Nota | O desmonte do licenciamento ambiental não interessa ao povo brasileiro
Confira nota oficial do MAB sobre o Projeto de Lei 3.729, aprovado na Câmara dos Deputados. O texto enfraquece os órgãos ambientais do país e a representatividade popular no processo de licenciamento ambiental e pode provocar novas tragédias nas obras de infraestrutura, O projeto segue agora para votação no Senado.
Publicado 24/05/2021 - Atualizado 21/07/2021
O Movimento dos Atingidos por Barragens (MAB) expressa seu repúdio ao Projeto de Lei 3.729 de 2004, aprovado pela Câmara dos Deputados. Tal projeto significa um verdadeiro desmonte do licenciamento ambiental e oferece grandes riscos para a toda a sociedade, além de agravar as violações de direitos humanos das populações atingidas, retrocedendo aos patamares anteriores ao período democrático.
O conteúdo deste projeto de lei não reflete os verdadeiros problemas do licenciamento ambiental no Brasil e apresenta-se com um dos maiores ataques dos últimos tempos contra os direitos do povo brasileiro e a soberania do país.
O licenciamento ambiental e a avaliação de impactos ambientais são as principais ferramentas da Política Nacional de Meio Ambiente para garantir a todos o direito ao meio ambiente equilibrado, considerando as atuais e futuras gerações.
Ao invés de fortalecer institucionalmente as autoridades licenciadoras, os mecanismos de participação social e os procedimentos de avaliação e tomada de decisão, o projeto de lei enfraquece o controle do poder público sobre atividades efetiva ou potencialmente poluidoras e capazes de provocar degradação ambiental.
Historicamente, as principais vítimas da degradação ambiental são as populações mais vulneráveis, como os atingidos por barragens, povos indígenas, quilombolas e tradicionais, camponeses, moradores das periferias urbanas e a população negra. Por outro lado, os resultados de grandes obras que trariam “desenvolvimento” para o povo recorrentemente acabam por acentuar as graves desigualdades já existentes e concentrar ainda mais riqueza nas mãos de poucos.
Existe um enorme passivo social e ambiental provocado pela construção de barragens no Brasil, porém apenas uma pequena parte das violações de direitos humanos teve algum tipo de reparação, e somente por meio de muita luta e organização das atingidas e atingidos. Apesar de suas falhas, o licenciamento ambiental se apresenta como uma das principais ferramentas para a proteção das populações atingidas.
Hoje, essa pequena possibilidade de debater as contradições relacionadas aos projetos de grande escala encontra-se ameaçada pela limitação do conceito de atingido, bem como das possibilidades de responsabilização das empresas pelos danos perpetrados.
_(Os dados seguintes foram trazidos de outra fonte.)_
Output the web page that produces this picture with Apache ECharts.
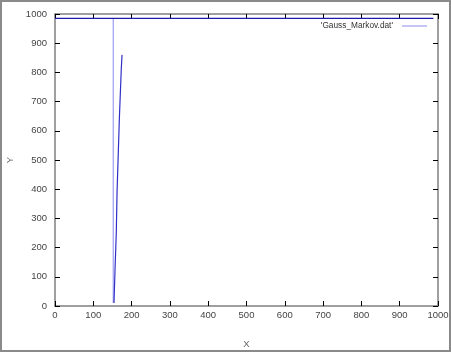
<!DOCTYPE html>
<html><head><meta charset="utf-8">
<script src="https://cdn.jsdelivr.net/npm/echarts@6/dist/echarts.min.js"></script>
<style>html,body{margin:0;padding:0;background:#fff}#c{width:451px;height:352px}</style>
</head><body><div id="c"></div>
<script>
const seriesName = "'Gauss_Markov.dat'";
const xTicks = [0,100,200,300,400,500,600,700,800,900,1000];
const yTicks = [0,100,200,300,400,500,600,700,800,900,1000];
// trajectory pieces
const topLineX = [0, 988];
const topLineY = [985, 985];
const dropX = [152, 152];
const dropY = [985, 10];
const climbX = [154, 157, 160, 162, 168, 173, 175];
const climbY = [10, 135, 250, 390, 640, 810, 860];

const zip = (a, b) => a.map((v, i) => [v, b[i]]);
const lightC = '#8a8af0', darkC = '#1c1ca8';
const labelFont = {fontFamily: 'Liberation Sans', fontSize: 9.5, color: '#444', formatter: v => String(v)};
const tick = {show: true, inside: true, length: 5, lineStyle: {color: '#000', width: 1}};
const line = {show: true, onZero: false, lineStyle: {color: '#808080', width: 1.5}};

const chart = echarts.init(document.getElementById('c'), null, {renderer: 'canvas'});
chart.setOption({
  animation: false,
  backgroundColor: '#fff',
  grid: {left: 55, right: 13, top: 14, bottom: 46, containLabel: false, outerBoundsMode: 'none'},
  legend: {
    data: [seriesName], right: 24, top: 22, align: 'right', padding: 0,
    itemWidth: 25, itemHeight: 8, icon: 'path://M0,3.5 L25,3.5 L25,4.5 L0,4.5 Z',
    textStyle: {fontFamily: 'Liberation Sans', fontSize: 8.3, color: '#333', padding: [3, 4, 0, 0]}
  },
  xAxis: [
    {type: 'value', min: xTicks[0], max: xTicks[xTicks.length-1], interval: 100, position: 'bottom',
     axisLine: line, axisTick: tick, splitLine: {show: false},
     axisLabel: Object.assign({margin: 4}, labelFont),
     name: 'X', nameLocation: 'middle', nameGap: 33,
     nameTextStyle: {fontFamily: 'Liberation Sans', fontSize: 9.5, color: '#666'}},
    {type: 'value', min: xTicks[0], max: xTicks[xTicks.length-1], interval: 100, position: 'top',
     axisLine: line, axisTick: tick, splitLine: {show: false}, axisLabel: {show: false}}
  ],
  yAxis: [
    {type: 'value', min: yTicks[0], max: yTicks[yTicks.length-1], interval: 100, position: 'left',
     axisLine: line, axisTick: tick, splitLine: {show: false},
     axisLabel: Object.assign({margin: 8}, labelFont),
     name: 'Y', nameLocation: 'middle', nameGap: 37, nameRotate: 90,
     nameTextStyle: {fontFamily: 'Liberation Sans', fontSize: 9.5, color: '#666'}},
    {type: 'value', min: yTicks[0], max: yTicks[yTicks.length-1], interval: 100, position: 'right',
     axisLine: line, axisTick: tick, splitLine: {show: false}, axisLabel: {show: false}}
  ],
  series: [
    {name: seriesName, type: 'line', data: zip(dropX, dropY), showSymbol: false,
     lineStyle: {color: lightC, width: 1}, itemStyle: {color: lightC}},
    {name: seriesName, type: 'line', data: zip(topLineX, topLineY), showSymbol: false,
     lineStyle: {color: darkC, width: 1.2}, itemStyle: {color: lightC}},
    {name: seriesName, type: 'line', data: zip(climbX, climbY), showSymbol: false,
     lineStyle: {color: '#3030c8', width: 1.2}, itemStyle: {color: lightC}}
  ],
  graphic: [{type: 'rect', shape: {x: 1, y: 1, width: 449, height: 350},
    style: {fill: 'none', stroke: '#8a8a8a', lineWidth: 2}, silent: true}]
});
</script></body></html>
Já temos exemplos como os crimes em Mariana e Brumadinho, nos quais as empresas seguem impunes e os atingidos seguem desassistidos, e de Belo Monte, no qual não houve reconhecimento e reparação para grande parte das famílias atingidas. Temos certeza de que o retrocesso no licenciamento ambiental tornará ainda maior a dívida social do Estado brasileiro com essas populações.
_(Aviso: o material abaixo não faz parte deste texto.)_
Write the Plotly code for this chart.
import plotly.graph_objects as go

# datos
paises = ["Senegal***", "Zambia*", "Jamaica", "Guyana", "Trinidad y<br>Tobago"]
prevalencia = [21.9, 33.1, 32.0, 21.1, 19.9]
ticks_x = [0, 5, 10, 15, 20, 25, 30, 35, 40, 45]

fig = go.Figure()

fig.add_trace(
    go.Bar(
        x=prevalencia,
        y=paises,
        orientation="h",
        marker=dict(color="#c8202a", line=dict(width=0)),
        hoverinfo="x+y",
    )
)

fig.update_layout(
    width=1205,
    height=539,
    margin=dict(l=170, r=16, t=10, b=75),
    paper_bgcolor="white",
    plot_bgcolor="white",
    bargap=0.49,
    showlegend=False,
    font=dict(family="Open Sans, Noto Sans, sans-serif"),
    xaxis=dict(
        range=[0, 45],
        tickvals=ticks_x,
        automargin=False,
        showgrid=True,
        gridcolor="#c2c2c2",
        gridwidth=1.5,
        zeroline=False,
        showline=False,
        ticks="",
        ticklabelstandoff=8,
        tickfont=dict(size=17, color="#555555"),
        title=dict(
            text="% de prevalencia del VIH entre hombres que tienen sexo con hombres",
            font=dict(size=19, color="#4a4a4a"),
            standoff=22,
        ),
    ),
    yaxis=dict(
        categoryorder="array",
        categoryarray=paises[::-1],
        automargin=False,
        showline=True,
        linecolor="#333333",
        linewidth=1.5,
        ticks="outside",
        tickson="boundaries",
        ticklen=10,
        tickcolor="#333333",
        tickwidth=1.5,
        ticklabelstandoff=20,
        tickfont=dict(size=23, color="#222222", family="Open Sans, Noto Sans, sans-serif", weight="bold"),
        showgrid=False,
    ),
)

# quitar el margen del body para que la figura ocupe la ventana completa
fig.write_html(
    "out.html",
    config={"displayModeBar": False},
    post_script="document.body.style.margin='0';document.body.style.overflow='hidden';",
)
Esta agenda de destruição do governo federal favorecerá principalmente alguns acionistas de empresas do agronegócio, setor minerário e energético, dentre outros, em sua maioria localizados fora do país. Além de atender a interesses privados de uma pequena fração privilegiada da sociedade, o avanço da tramitação do projeto de lei ocorre de maneira ardilosa e antidemocrática, usando a maior pandemia da história para promover a aprovação de nova legislação sem o devido debate com o povo brasileiro
Trata-se de um projeto repleto de inconstitucionalidades, que implica em um gigantesco retrocesso na garantia dos direitos humanos, econômicos, sociais, culturais e ambientais e ampara-se na falsa dicotomia entre economia e a proteção do meio ambiente. A fragilização dos ecossistemas, com a redução das florestas e a deterioração dos recursos hídricos, proporciona impactos negativos à regulação climática, à atividade agrícola, à geração de energia, ao fornecimento de água, à saúde, à manutenção de recursos necessários para a vida e as atividades produtivas.
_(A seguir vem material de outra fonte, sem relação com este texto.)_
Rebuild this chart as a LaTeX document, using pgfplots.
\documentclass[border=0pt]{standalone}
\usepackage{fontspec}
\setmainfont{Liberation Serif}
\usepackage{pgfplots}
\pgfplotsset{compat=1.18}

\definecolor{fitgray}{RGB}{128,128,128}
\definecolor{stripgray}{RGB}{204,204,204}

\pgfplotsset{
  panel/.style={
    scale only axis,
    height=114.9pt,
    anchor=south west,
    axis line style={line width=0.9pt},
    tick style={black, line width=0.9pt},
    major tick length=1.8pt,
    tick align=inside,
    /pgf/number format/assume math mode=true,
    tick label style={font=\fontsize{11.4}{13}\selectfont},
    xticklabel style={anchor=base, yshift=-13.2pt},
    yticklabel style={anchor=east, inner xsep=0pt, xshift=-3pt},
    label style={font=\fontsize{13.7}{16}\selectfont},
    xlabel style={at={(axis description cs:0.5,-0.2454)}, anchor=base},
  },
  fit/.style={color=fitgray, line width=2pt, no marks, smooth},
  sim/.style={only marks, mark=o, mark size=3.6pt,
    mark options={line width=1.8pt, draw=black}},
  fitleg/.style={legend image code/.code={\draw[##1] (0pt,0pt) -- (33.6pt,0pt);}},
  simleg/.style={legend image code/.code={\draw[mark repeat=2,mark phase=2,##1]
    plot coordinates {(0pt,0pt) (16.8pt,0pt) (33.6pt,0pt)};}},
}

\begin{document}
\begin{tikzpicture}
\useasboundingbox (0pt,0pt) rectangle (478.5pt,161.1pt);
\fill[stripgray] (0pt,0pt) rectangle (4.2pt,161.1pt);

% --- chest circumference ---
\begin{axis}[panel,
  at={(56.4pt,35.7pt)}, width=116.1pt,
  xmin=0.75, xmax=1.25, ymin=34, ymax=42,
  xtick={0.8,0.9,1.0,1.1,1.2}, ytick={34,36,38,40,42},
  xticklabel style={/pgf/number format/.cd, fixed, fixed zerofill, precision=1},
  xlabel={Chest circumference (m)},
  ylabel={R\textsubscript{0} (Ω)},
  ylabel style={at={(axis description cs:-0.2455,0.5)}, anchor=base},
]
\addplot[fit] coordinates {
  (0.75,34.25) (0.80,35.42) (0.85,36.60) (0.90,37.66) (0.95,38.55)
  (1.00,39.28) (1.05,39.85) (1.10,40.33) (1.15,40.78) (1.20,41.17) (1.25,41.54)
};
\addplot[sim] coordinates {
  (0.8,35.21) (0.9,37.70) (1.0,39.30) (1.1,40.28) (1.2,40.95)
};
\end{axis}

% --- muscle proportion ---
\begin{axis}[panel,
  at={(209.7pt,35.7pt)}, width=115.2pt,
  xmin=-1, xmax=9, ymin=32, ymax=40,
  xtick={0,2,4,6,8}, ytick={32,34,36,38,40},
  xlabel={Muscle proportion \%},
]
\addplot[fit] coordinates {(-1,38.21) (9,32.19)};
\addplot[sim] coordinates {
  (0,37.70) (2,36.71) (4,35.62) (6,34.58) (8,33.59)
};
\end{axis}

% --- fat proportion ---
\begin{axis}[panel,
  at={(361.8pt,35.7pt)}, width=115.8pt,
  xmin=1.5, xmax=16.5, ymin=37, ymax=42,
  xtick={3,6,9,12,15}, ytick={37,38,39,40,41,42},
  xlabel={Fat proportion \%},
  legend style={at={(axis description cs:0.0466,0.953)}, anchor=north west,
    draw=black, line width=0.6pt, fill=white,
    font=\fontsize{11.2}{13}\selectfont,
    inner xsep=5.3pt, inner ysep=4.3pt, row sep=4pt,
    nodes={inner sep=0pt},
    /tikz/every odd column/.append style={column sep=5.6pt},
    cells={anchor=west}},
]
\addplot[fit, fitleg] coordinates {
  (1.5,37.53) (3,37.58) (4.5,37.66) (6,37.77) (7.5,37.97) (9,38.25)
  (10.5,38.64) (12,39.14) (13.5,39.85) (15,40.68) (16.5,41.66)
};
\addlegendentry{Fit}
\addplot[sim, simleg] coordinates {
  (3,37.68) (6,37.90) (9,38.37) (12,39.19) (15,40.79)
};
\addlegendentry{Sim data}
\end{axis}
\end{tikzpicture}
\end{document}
Não encontra fundamento na realidade o dilema entre meio ambiente e economia. O que está posto é a possibilidade de se optar por um modelo que leva às últimas consequências o uso irracional dos recursos naturais, orientado por uma visão individualista da sociedade, ou o usufruto planejado e inteligente da natureza pela coletividade, tendo em vista uma sociedade mais justa e solidária com aqueles que hoje partilham da existência no planeta e com os que ainda estão por vir.
Pelas razões expostas, o Movimento dos Atingidos por Barragens (MAB) repudia a aprovação do texto-base do PL 3729 de 2004 pela Câmara dos Deputados e chama a todos os trabalhadores e organizações populares a lutarem contra o desmonte do licenciamento ambiental no Brasil.